Frequently Asked Questions
Shelter or Rescue? What’s the difference? Which are you?
We are a rescue. There are many differences between shelters and rescues, but it should be noted that both types of organizations have the same goal: to find as many unwanted pets a new and loving home. Generally speaking, a rescue is usually a non-profit organization run by a few people, and a shelter is usually government funded and staffed. A rescue usually has a small number of pets available, mostly due to their limited space; shelters usually have more space, and therefore more animals to choose from. Adoption from a rescue is going to be personal, detailed and more expensive than a shelter. Click here for a great article on rescue vs shelter.
Why are you always full?
We are always full because we endeavor to do the most that we can for the abused, neglected, and unwanted pets in the region. As soon as one pet is adopted, we take another one in. We waste no space; an open space represents a pet in need that is not getting help. We have a limited amount of space at our shelter, and overcrowding causes stress and anxiety among the pets (and the staff) that can quickly escalate to a dangerous and unhealthy environment. Having people foster pets in fact saves two lives, the pet you foster, and the unwanted pet that can be rescued in its place.
Are you really no-kill? Some places claim to be, but really are not.
We are as no-kill as you can get. Pets that reach us are guaranteed life, until their quality of life diminishes to the point that euthanization is humane thing to do. Pets that have come to us as puppies and kittens have stayed with us for many, many years before their right match comes along; Jimmie is a good example of that. We do not euthanize any pet at our shelter because they have been here too long, or they are not perfect, or they are the wrong color, or they are too old, or just to make space. Jondo and Twain are two more examples of our long term residents.
What do you charge to adopt a pet?
Our adoption fees start at $125 for cats, and $250 for dogs. That fee helps cover the cost of preparing the pet for adoption. Every pet we adopt has been spayed or neutered, dewormed, is current with all of their vaccinations, been tested for heartworms and has been microchipped.
What if I move and cannot take the pet with?
While that would be tragic and heartbreaking, know that you can return your pet to us, no matter what. That could be after 1 day, or 1 week, or a year or 10 years. If you cannot keep a pet you adopted from us, we will take it back unconditionally. Leon was one of our returned pets, read Leon’s story here. Our full return policy is simple and short.
Can I adopt a pet today?
We do not do same day adoptions or fosters. You first need to fill out an application, and our staff will need time to review it. For more about the application process, please click here.
What can I do to help?
There are so many ways you can help. You can become a volunteer, or you can make a donation, or you could consider becoming a foster for one of our pets. Contact us to find out more, and see where you can help.
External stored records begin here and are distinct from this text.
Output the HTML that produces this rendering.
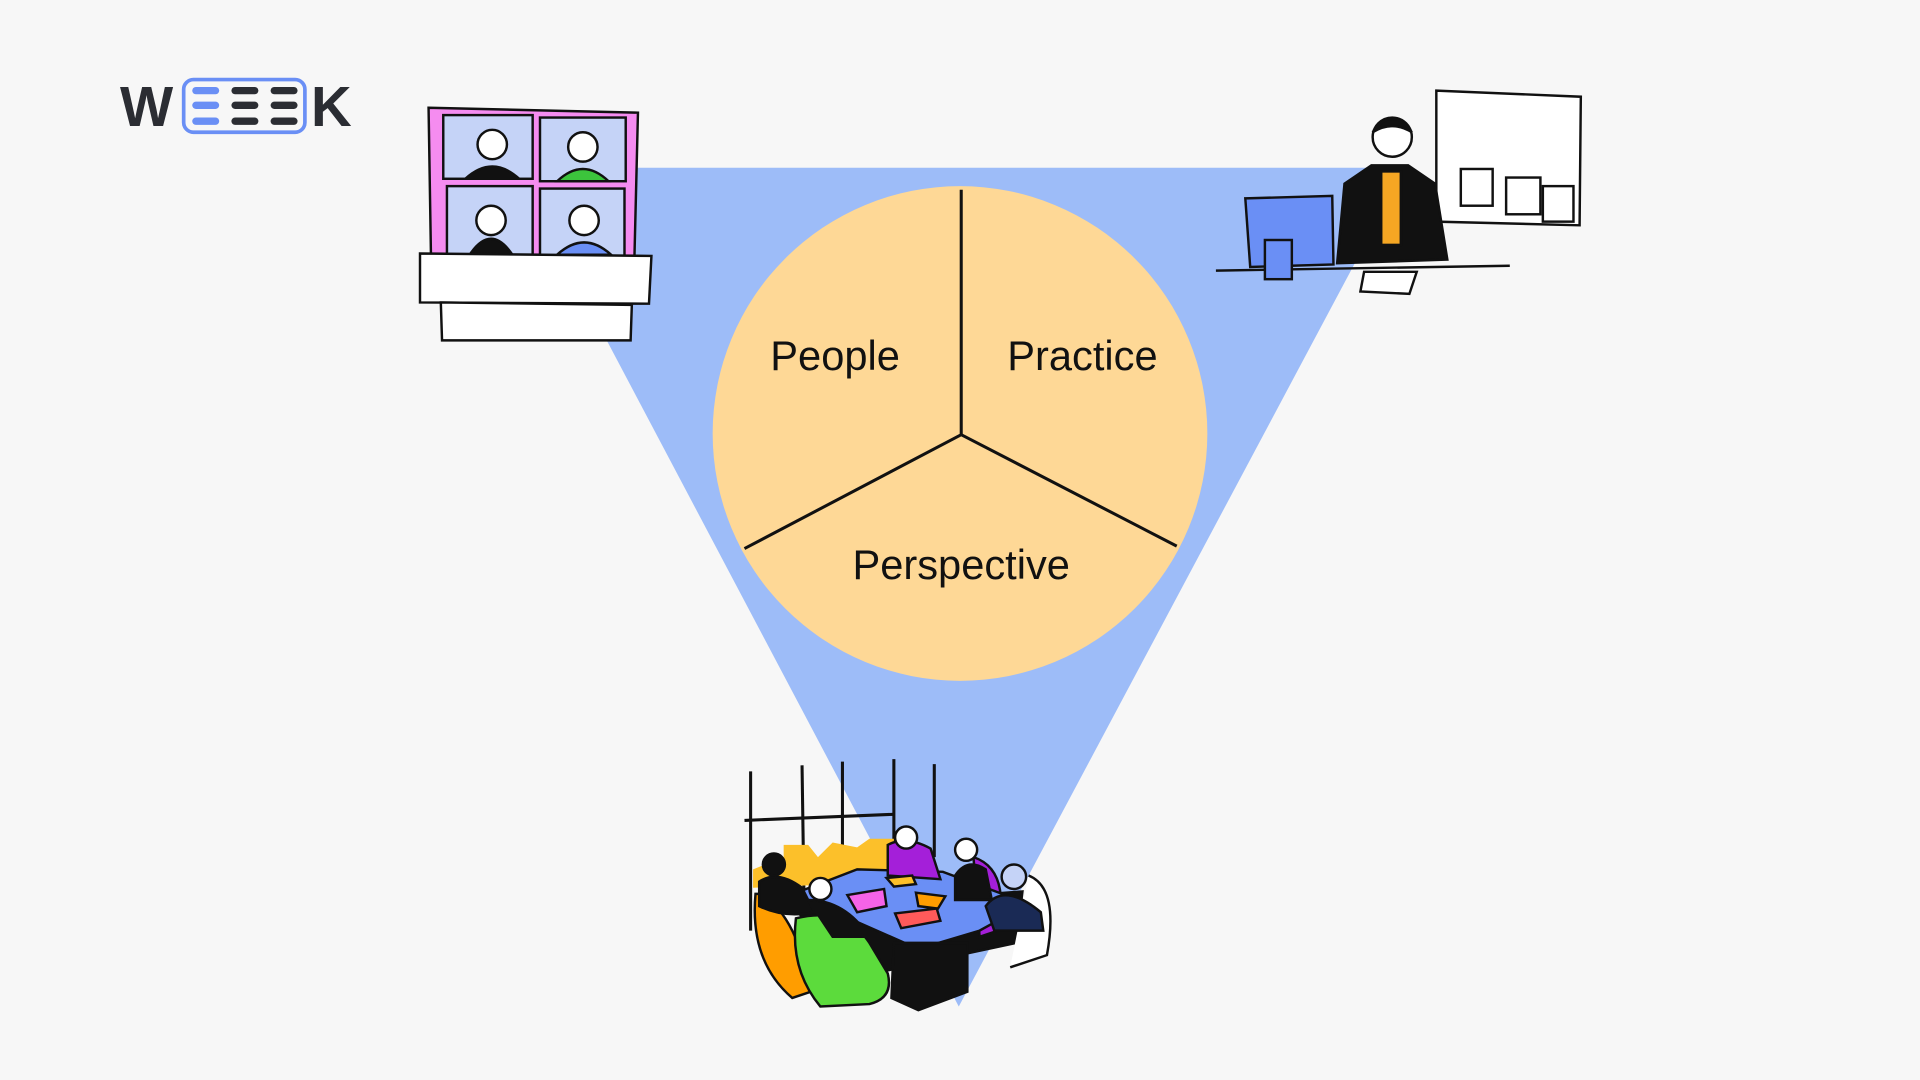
<!DOCTYPE html>
<html><head><meta charset="utf-8"><style>
html,body{margin:0;padding:0;background:#f7f7f7;width:1920px;height:1080px;overflow:hidden}
svg{display:block}
text{font-family:"Liberation Sans",sans-serif}
</style></head><body>
<svg width="1920" height="1080" viewBox="0 0 1568 882" xmlns="http://www.w3.org/2000/svg">
<rect width="1568" height="882" fill="#f7f7f7"/>
<polygon points="421,137 1148,137 783,822" fill="#9dbcf8"/>
<circle cx="784" cy="354" r="202" fill="#fed896"/>
<g stroke="#111" stroke-width="2.5" fill="none">
<line x1="785" y1="155" x2="785" y2="355"/>
<line x1="785" y1="355" x2="608" y2="448"/>
<line x1="785" y1="355" x2="961" y2="446"/>
</g>
<g font-size="34" fill="#111" text-anchor="middle">
<text x="682" y="302">People</text>
<text x="884" y="302">Practice</text>
<text x="785" y="473">Perspective</text>
</g>
<g>
<text x="98" y="103" font-size="46" font-weight="bold" fill="#2b2d33">W</text>
<rect x="150" y="65" width="99" height="43" rx="8" fill="none" stroke="#6a8ff5" stroke-width="3"/>
<g stroke-linecap="round" stroke-width="6">
<g stroke="#6a8ff5"><line x1="160" y1="74" x2="176" y2="74"/><line x1="160" y1="86" x2="176" y2="86"/><line x1="160" y1="99" x2="176" y2="99"/></g>
<g stroke="#2b2d33"><line x1="192" y1="74" x2="208" y2="74"/><line x1="192" y1="86" x2="208" y2="86"/><line x1="192" y1="99" x2="208" y2="99"/>
<line x1="224" y1="74" x2="240" y2="74"/><line x1="224" y1="86" x2="240" y2="86"/><line x1="224" y1="99" x2="240" y2="99"/></g>
</g>
<text x="254" y="103" font-size="46" font-weight="bold" fill="#2b2d33">K</text>
</g>
<g stroke="#111" stroke-width="2">
<polygon points="350,88 521,92 518,215 352,212" fill="#f58cf0"/>
<rect x="362" y="94" width="73" height="52" fill="#c5d3f7"/>
<rect x="441" y="96" width="70" height="52" fill="#c5d3f7"/>
<rect x="365" y="152" width="70" height="56" fill="#c5d3f7"/>
<rect x="441" y="154" width="69" height="56" fill="#c5d3f7"/>
<circle cx="402" cy="118" r="12" fill="#fff"/><path d="M380,146 q22,-20 44,0z" fill="#111"/>
<circle cx="476" cy="120" r="12" fill="#fff"/><path d="M455,148 q21,-20 42,0z" fill="#3cc43c"/>
<circle cx="401" cy="180" r="12" fill="#fff"/><path d="M385,206 q16,-22 32,0z" fill="#111"/>
<circle cx="477" cy="180" r="12" fill="#fff"/><path d="M455,208 q22,-20 44,0z" fill="#6a8ff5"/>
<path d="M343,207 L532,209 L530,248 L343,247 Z" fill="#fff"/>
<path d="M360,247 L516,249 L515,278 L361,278 Z" fill="#fff"/>
</g>
<g stroke="#111" stroke-width="2">
<polygon points="1173,74 1291,79 1290,184 1173,181" fill="#fff"/>
<rect x="1193" y="138" width="26" height="30" fill="#fff"/>
<rect x="1230" y="145" width="28" height="30" fill="#fff"/>
<rect x="1260" y="152" width="25" height="29" fill="#fff"/>
<line x1="993" y1="221" x2="1233" y2="217"/>
<polygon points="1017,162 1088,160 1089,216 1021,218" fill="#6a8ff5"/>
<rect x="1033" y="196" width="22" height="32" fill="#6a8ff5"/>
<path d="M1092,215 L1098,150 L1120,135 L1150,135 L1172,150 L1182,212 Z" fill="#111"/>
<rect x="1128" y="140" width="16" height="60" fill="#f5a623"/>
<circle cx="1137" cy="112" r="16" fill="#fff"/>
<path d="M1121,108 q16,-22 32,0 q-16,-10 -32,0z" fill="#111"/>
<polygon points="1114,222 1157,222 1151,240 1111,238" fill="#fff"/>
</g>
<g stroke="#111" stroke-width="2">
<g stroke-width="2.5"><line x1="613" y1="630" x2="613" y2="760"/><line x1="655" y1="625" x2="657" y2="760"/><line x1="688" y1="622" x2="688" y2="720"/><line x1="730" y1="620" x2="730" y2="720"/><line x1="763" y1="624" x2="763" y2="700"/><line x1="608" y1="670" x2="730" y2="665"/></g>
<path d="M615,710 L640,700 L640,690 L660,690 L668,700 L680,688 L700,692 L710,685 L730,685 L730,720 L615,725Z" fill="#fcc02a" stroke="none"/>
<path d="M622,730 q30,20 40,80 l-15,5 q-35,-30 -30,-85z" fill="#ff9d00"/>
<path d="M650,742 L835,728 L830,770 L690,800Z" fill="#111"/>
<path d="M795,700 q30,10 20,60 l-15,5z" fill="#a41fd9"/>
<path d="M840,715 q25,10 15,65 l-30,10" fill="#fff"/>
<path d="M648,730 L700,710 L770,712 L840,738 L800,760 L750,775 Z" fill="#6a8ff5"/>
<path d="M730,770 L790,770 L790,810 L750,825 L728,815Z" fill="#111"/>
<path d="M650,750 q40,-10 60,20 l15,25 q5,20 -15,25 l-40,2 q-25,-30 -20,-72z" fill="#5cdb3c"/>
<path d="M620,720 q15,-10 35,5 l10,20 q-25,5 -45,-5z" fill="#111"/>
<circle cx="632" cy="706" r="9" fill="#111"/>
<path d="M660,735 q30,0 50,30 l-30,0z" fill="#111"/>
<circle cx="670" cy="726" r="9" fill="#fff"/>
<path d="M725,690 q15,-8 35,3 l8,25 l-43,-3z" fill="#a41fd9"/>
<circle cx="740" cy="684" r="9" fill="#fff"/>
<path d="M780,715 q10,-15 25,-5 l5,25 l-30,0z" fill="#111"/>
<circle cx="789" cy="694" r="9" fill="#fff"/>
<path d="M805,740 q15,-20 45,5 l2,15 l-40,0z" fill="#1a2a55"/>
<circle cx="828" cy="716" r="10" fill="#c5d3f7"/>
<polygon points="692,731 722,726 724,740 700,745" fill="#f563e8"/>
<polygon points="748,729 772,732 766,742 750,740" fill="#ff9d00"/>
<polygon points="724,717 745,715 748,722 730,724" fill="#fcc02a"/>
<polygon points="731,746 765,742 768,752 736,758" fill="#ff5a5a"/>
</g>
</svg>
</body></html>
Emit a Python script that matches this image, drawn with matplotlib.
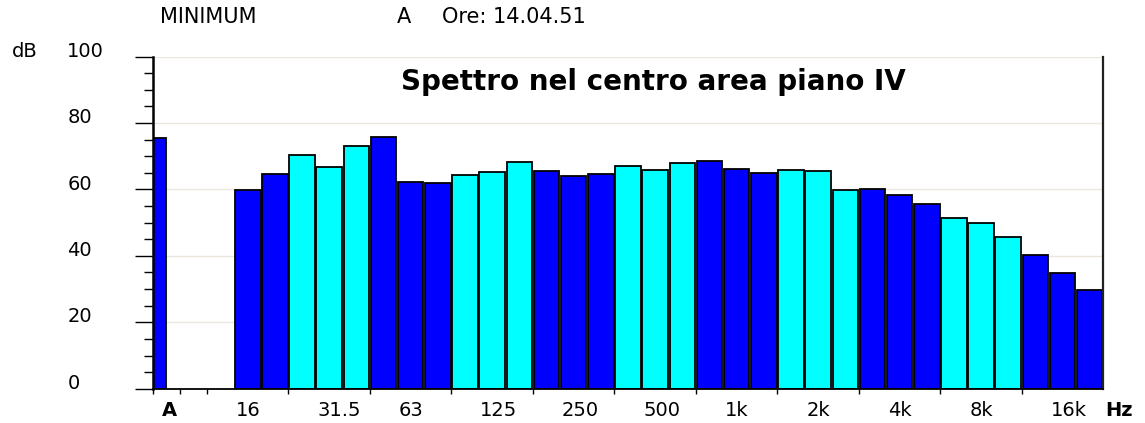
import numpy as np
import matplotlib
matplotlib.use("Agg")
import matplotlib.pyplot as plt
from matplotlib.transforms import blended_transform_factory

plt.rcParams['font.family'] = ['DejaVu Sans']

# ---- data ----
bands = ['12.5', '16', '20', '25', '31.5', '40', '50', '63', '80', '100', '125', '160',
         '200', '250', '315', '400', '500', '630', '800', '1k', '1.25k', '1.6k', '2k', '2.5k',
         '3.15k', '4k', '5k', '6.3k', '8k', '10k', '12.5k', '16k', '20k']
levels = [None, 59.8, 64.7, 70.4, 66.8, 73.0, 75.8, 62.2, 61.9, 64.4, 65.2, 68.4,
          65.5, 64.2, 64.7, 67.0, 65.8, 68.1, 68.6, 66.3, 65.0, 66.0, 65.7, 59.8,
          60.1, 58.3, 55.6, 51.4, 49.8, 45.7, 40.3, 34.8, 29.6]
overall_label = 'A'
overall_level = 75.6
shown_labels = ['16', '31.5', '63', '125', '250', '500', '1k', '2k', '4k', '8k', '16k']
yticks = [0, 20, 40, 60, 80, 100]
header_left = 'MINIMUM'
header_mid = 'A'
header_right = 'Ore: 14.04.51'
title = 'Spettro nel centro area piano IV'

BLUE = '#0000ff'
CYAN = '#00ffff'

W, H = 1145, 423
fig = plt.figure(figsize=(W / 100, H / 100), dpi=100)
x0, x1, ytop, ybot = 152.7, 1103.3, 56.7, 388.7
ax = fig.add_axes([x0 / W, (H - ybot) / H, (x1 - x0) / W, (ybot - ytop) / H])

first_slot = 2
nslots = first_slot + len(bands)
ax.set_xlim(0, nslots)
ax.set_ylim(0, 100)

# gridlines
ax.set_axisbelow(True)
for v in yticks[1:]:
    ax.axhline(v, color='#ebe7de', lw=1.0, zorder=0)

# overall A bar
ax.bar(0, overall_level, width=0.48, align='edge', color=BLUE,
       edgecolor='black', linewidth=1.3, zorder=2)

# band bars
for i, (b, v) in enumerate(zip(bands, levels)):
    if v is None:
        continue
    col = BLUE if (i // 3) % 2 == 0 else CYAN
    ax.bar(first_slot + i + 0.03, v, width=0.94, align='edge', color=col,
           edgecolor='black', linewidth=1.3, zorder=2)

# spines
ax.spines['top'].set_visible(False)
ax.spines['left'].set_linewidth(1.8)
ax.spines['bottom'].set_linewidth(1.3)
ax.spines['right'].set_linewidth(1.6)
ax.spines['right'].set_color('#222222')

TICKFS = 14

# y ticks
ax.set_yticks(yticks)
ax.set_yticks(np.arange(0, 101, 5), minor=True)
ax.tick_params(axis='y', which='major', length=13, width=1.0, pad=48.5,
               labelsize=TICKFS, color='black')
ax.tick_params(axis='y', which='minor', length=6.5, width=1.0, color='black')
for lbl in ax.get_yticklabels():
    lbl.set_ha('left')
    lbl.set_va('baseline')

# x ticks (group boundaries) and labels
tick_pos = [0, 1, 2] + [first_slot + 3 * k for k in range(1, 11)]
ax.set_xticks(tick_pos)
ax.set_xticklabels([''] * len(tick_pos))
ax.tick_params(axis='x', which='major', length=3.6, width=1.0, direction='out')

lab_pos = [0.6] + [first_slot + bands.index(l) + 0.06 for l in shown_labels]
ax.set_xticks(lab_pos, minor=True)
ax.set_xticklabels([overall_label] + shown_labels, minor=True)
ax.tick_params(axis='x', which='minor', length=0, pad=19.5, labelsize=TICKFS)
xl = ax.get_xticklabels(minor=True)
for k, lbl in enumerate(xl):
    lbl.set_va('baseline')
    if k == 0:
        lbl.set_ha('center')
        lbl.set_fontweight('bold')
    else:
        lbl.set_ha('left')

# Hz unit
fig.text(1105 / W, (H - 416) / H, 'Hz', fontsize=TICKFS, fontweight='bold',
         ha='left', va='baseline')

# dB unit
tr_db = blended_transform_factory(fig.transFigure, ax.transData)
ax.text(12 / W, 100, 'dB', transform=tr_db, fontsize=TICKFS, ha='left',
        va='baseline', clip_on=False)

# header
fig.text(160 / W, (H - 22.7) / H, header_left, fontsize=15, ha='left', va='baseline')
fig.text(397 / W, (H - 22.7) / H, header_mid, fontsize=15, ha='left', va='baseline')
fig.text(442 / W, (H - 22.7) / H, header_right, fontsize=15, ha='left', va='baseline')

# title inside plot
fig.text(653.5 / W, (H - 90) / H, title, fontsize=20, fontweight='bold',
         ha='center', va='baseline')

fig.savefig('out.png', dpi=100, facecolor='white')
I have stuff I want to donate, where can I bring it?
There are any number of ways you can get your donations to us, including having us come and pick them up. Please contact us to let us know what you have to donate and when we can arrange a time to do it.
How much does it cost to have a pet?
There is no easy answer to that question, because each pet’s needs are different. As you consider the cost of owning a pet, be sure to count the obvious stuff like food, heartworm and flea medication, treats, toys, and annual visits to the vet. Then add in the cost of collars and leashes (yes, leashes for cats, I have personally seen it), beds, dog training classes, boarding or pet sitters, and most importantly, the cost of an emergency vet visit, which can be quite costly. There is so much more cost to owning a pet than just the adoption fee.
It must break your heart each time you adopt out a dog or cat. How do you do it?
There is no denying that we get attached to each of these pets. Like people, they all have distinct personalities, and you get to know and love each one as an individual. And, yes, when the day comes to send them to their forever home, it is difficult and met with mixed emotions. While it is hard to see a friend leave forever, we have the knowledge that the family taking the pet has been thoroughly checked out so we know it is going to be safe, loved, and well cared for. And every dog or cat we adopt out, opens a space for another one to be rescued.